## begin Raw data
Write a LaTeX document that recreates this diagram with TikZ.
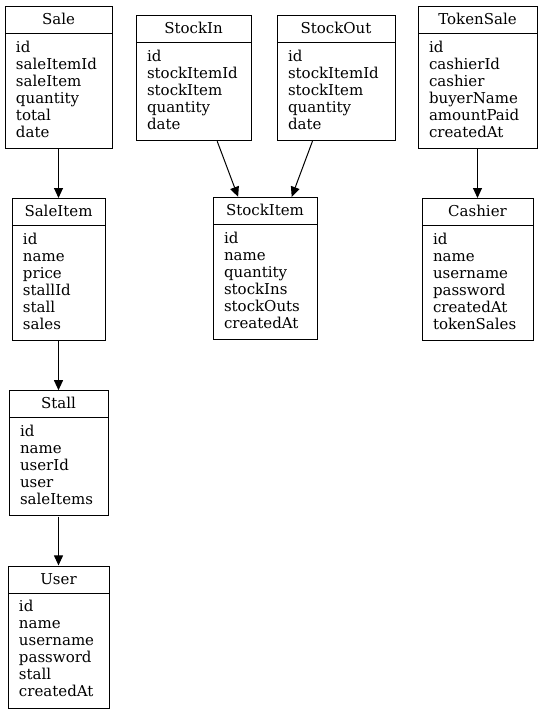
\documentclass[tikz,border=0pt]{standalone}
\usepackage{fontspec}
\setmainfont{DejaVu Serif}
\usetikzlibrary{positioning,fit,arrows.meta}

\newcommand{\topstrut}{\rule{0pt}{18.5pt}}
\newcommand{\lowstrut}{\rule[-11.5pt]{0pt}{0pt}}

\begin{document}
\begin{tikzpicture}[
				x=1pt, y=-1pt,
				every node/.style={font=\fontsize{15}{17}\selectfont},
				head/.style={draw, line width=1pt, anchor=north, inner ysep=0pt, text height=18pt, text depth=9pt},
				fields/.style={draw, line width=1pt, align=left, inner xsep=11pt, inner ysep=0pt},
				entity/.style={inner sep=0pt},
				link/.style={draw, line width=1pt, -{Triangle[length=10pt,width=9pt]}}
				]
				
				\useasboundingbox (0,0) rectangle (542,713);
				
				% top row
				\node[head, minimum width=107pt] (SaleHead) at (58.5,6) {Sale};
				\node[fields, text width=85pt, below=-1pt of SaleHead] (SaleBody)
					{\topstrut id\\saleItemId\\saleItem\\quantity\\total\\date\lowstrut};
				\node[entity, fit=(SaleHead)(SaleBody)] (Sale) {};
				
				\node[head, minimum width=115pt] (StockInHead) at (193.5,15) {StockIn};
				\node[fields, text width=93pt, below=-1pt of StockInHead] (StockInBody)
					{\topstrut id\\stockItemId\\stockItem\\quantity\\date\lowstrut};
				\node[entity, fit=(StockInHead)(StockInBody)] (StockIn) {};
				
				\node[head, minimum width=118pt] (StockOutHead) at (336,15) {StockOut};
				\node[fields, text width=96pt, below=-1pt of StockOutHead] (StockOutBody)
					{\topstrut id\\stockItemId\\stockItem\\quantity\\date\lowstrut};
				\node[entity, fit=(StockOutHead)(StockOutBody)] (StockOut) {};
				
				\node[head, minimum width=119pt] (TokenSaleHead) at (477.5,6) {TokenSale};
				\node[fields, text width=97pt, below=-1pt of TokenSaleHead] (TokenSaleBody)
					{\topstrut id\\cashierId\\cashier\\buyerName\\amountPaid\\createdAt\lowstrut};
				\node[entity, fit=(TokenSaleHead)(TokenSaleBody)] (TokenSale) {};
				
				% second row
				\node[head, minimum width=93pt, below=49pt of Sale] (SaleItemHead) {SaleItem};
				\node[fields, text width=71pt, below=-1pt of SaleItemHead] (SaleItemBody)
					{\topstrut id\\name\\price\\stallId\\stall\\sales\lowstrut};
				\node[entity, fit=(SaleItemHead)(SaleItemBody)] (SaleItem) {};
				
				\node[head, minimum width=104pt] (StockItemHead) at (265,197) {StockItem};
				\node[fields, text width=82pt, below=-1pt of StockItemHead] (StockItemBody)
					{\topstrut id\\name\\quantity\\stockIns\\stockOuts\\createdAt\lowstrut};
				\node[entity, fit=(StockItemHead)(StockItemBody)] (StockItem) {};
				
				\node[head, minimum width=111pt, below=49pt of TokenSale] (CashierHead) {Cashier};
				\node[fields, text width=89pt, below=-1pt of CashierHead] (CashierBody)
					{\topstrut id\\name\\username\\password\\createdAt\\tokenSales\lowstrut};
				\node[entity, fit=(CashierHead)(CashierBody)] (Cashier) {};
				
				% lower chain
				\node[head, minimum width=99pt, below=49pt of SaleItem] (StallHead) {Stall};
				\node[fields, text width=77pt, below=-1pt of StallHead] (StallBody)
					{\topstrut id\\name\\userId\\user\\saleItems\lowstrut};
				\node[entity, fit=(StallHead)(StallBody)] (Stall) {};
				
				\node[head, minimum width=101pt, below=49pt of Stall] (UserHead) {User};
				\node[fields, text width=79pt, below=-1pt of UserHead] (UserBody)
					{\topstrut id\\name\\username\\password\\stall\\createdAt\lowstrut};
				\node[entity, fit=(UserHead)(UserBody)] (User) {};
				
				\draw[link] (Sale) -- (SaleItem);
				\draw[link] (SaleItem) -- (Stall);
				\draw[link] (Stall) -- (User);
				\draw[link] (StockIn) -- (StockItem);
				\draw[link] (StockOut) -- (StockItem);
				\draw[link] (TokenSale) -- (Cashier);
				
			\end{tikzpicture}
\end{document}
## end Raw data
Work to be completed:
Reproduce every line of the material precisely, omitting its pictures.

The response:
Write a LaTeX document that recreates this diagram with TikZ.
\documentclass[tikz,border=0pt]{standalone}
\usepackage{fontspec}
\setmainfont{DejaVu Serif}
\usetikzlibrary{positioning,fit,arrows.meta}

\newcommand{\topstrut}{\rule{0pt}{18.5pt}}
\newcommand{\lowstrut}{\rule[-11.5pt]{0pt}{0pt}}

\begin{document}
\begin{tikzpicture}[
				x=1pt, y=-1pt,
				every node/.style={font=\fontsize{15}{17}\selectfont},
				head/.style={draw, line width=1pt, anchor=north, inner ysep=0pt, text height=18pt, text depth=9pt},
				fields/.style={draw, line width=1pt, align=left, inner xsep=11pt, inner ysep=0pt},
				entity/.style={inner sep=0pt},
				link/.style={draw, line width=1pt, -{Triangle[length=10pt,width=9pt]}}
				]
				
				\useasboundingbox (0,0) rectangle (542,713);
				
				% top row
				\node[head, minimum width=107pt] (SaleHead) at (58.5,6) {Sale};
				\node[fields, text width=85pt, below=-1pt of SaleHead] (SaleBody)
					{\topstrut id\\saleItemId\\saleItem\\quantity\\total\\date\lowstrut};
				\node[entity, fit=(SaleHead)(SaleBody)] (Sale) {};
				
				\node[head, minimum width=115pt] (StockInHead) at (193.5,15) {StockIn};
				\node[fields, text width=93pt, below=-1pt of StockInHead] (StockInBody)
					{\topstrut id\\stockItemId\\stockItem\\quantity\\date\lowstrut};
				\node[entity, fit=(StockInHead)(StockInBody)] (StockIn) {};
				
				\node[head, minimum width=118pt] (StockOutHead) at (336,15) {StockOut};
				\node[fields, text width=96pt, below=-1pt of StockOutHead] (StockOutBody)
					{\topstrut id\\stockItemId\\stockItem\\quantity\\date\lowstrut};
				\node[entity, fit=(StockOutHead)(StockOutBody)] (StockOut) {};
				
				\node[head, minimum width=119pt] (TokenSaleHead) at (477.5,6) {TokenSale};
				\node[fields, text width=97pt, below=-1pt of TokenSaleHead] (TokenSaleBody)
					{\topstrut id\\cashierId\\cashier\\buyerName\\amountPaid\\createdAt\lowstrut};
				\node[entity, fit=(TokenSaleHead)(TokenSaleBody)] (TokenSale) {};
				
				% second row
				\node[head, minimum width=93pt, below=49pt of Sale] (SaleItemHead) {SaleItem};
				\node[fields, text width=71pt, below=-1pt of SaleItemHead] (SaleItemBody)
					{\topstrut id\\name\\price\\stallId\\stall\\sales\lowstrut};
				\node[entity, fit=(SaleItemHead)(SaleItemBody)] (SaleItem) {};
				
				\node[head, minimum width=104pt] (StockItemHead) at (265,197) {StockItem};
				\node[fields, text width=82pt, below=-1pt of StockItemHead] (StockItemBody)
					{\topstrut id\\name\\quantity\\stockIns\\stockOuts\\createdAt\lowstrut};
				\node[entity, fit=(StockItemHead)(StockItemBody)] (StockItem) {};
				
				\node[head, minimum width=111pt, below=49pt of TokenSale] (CashierHead) {Cashier};
				\node[fields, text width=89pt, below=-1pt of CashierHead] (CashierBody)
					{\topstrut id\\name\\username\\password\\createdAt\\tokenSales\lowstrut};
				\node[entity, fit=(CashierHead)(CashierBody)] (Cashier) {};
				
				% lower chain
				\node[head, minimum width=99pt, below=49pt of SaleItem] (StallHead) {Stall};
				\node[fields, text width=77pt, below=-1pt of StallHead] (StallBody)
					{\topstrut id\\name\\userId\\user\\saleItems\lowstrut};
				\node[entity, fit=(StallHead)(StallBody)] (Stall) {};
				
				\node[head, minimum width=101pt, below=49pt of Stall] (UserHead) {User};
				\node[fields, text width=79pt, below=-1pt of UserHead] (UserBody)
					{\topstrut id\\name\\username\\password\\stall\\createdAt\lowstrut};
				\node[entity, fit=(UserHead)(UserBody)] (User) {};
				
				\draw[link] (Sale) -- (SaleItem);
				\draw[link] (SaleItem) -- (Stall);
				\draw[link] (Stall) -- (User);
				\draw[link] (StockIn) -- (StockItem);
				\draw[link] (StockOut) -- (StockItem);
				\draw[link] (TokenSale) -- (Cashier);
				
			\end{tikzpicture}
\end{document}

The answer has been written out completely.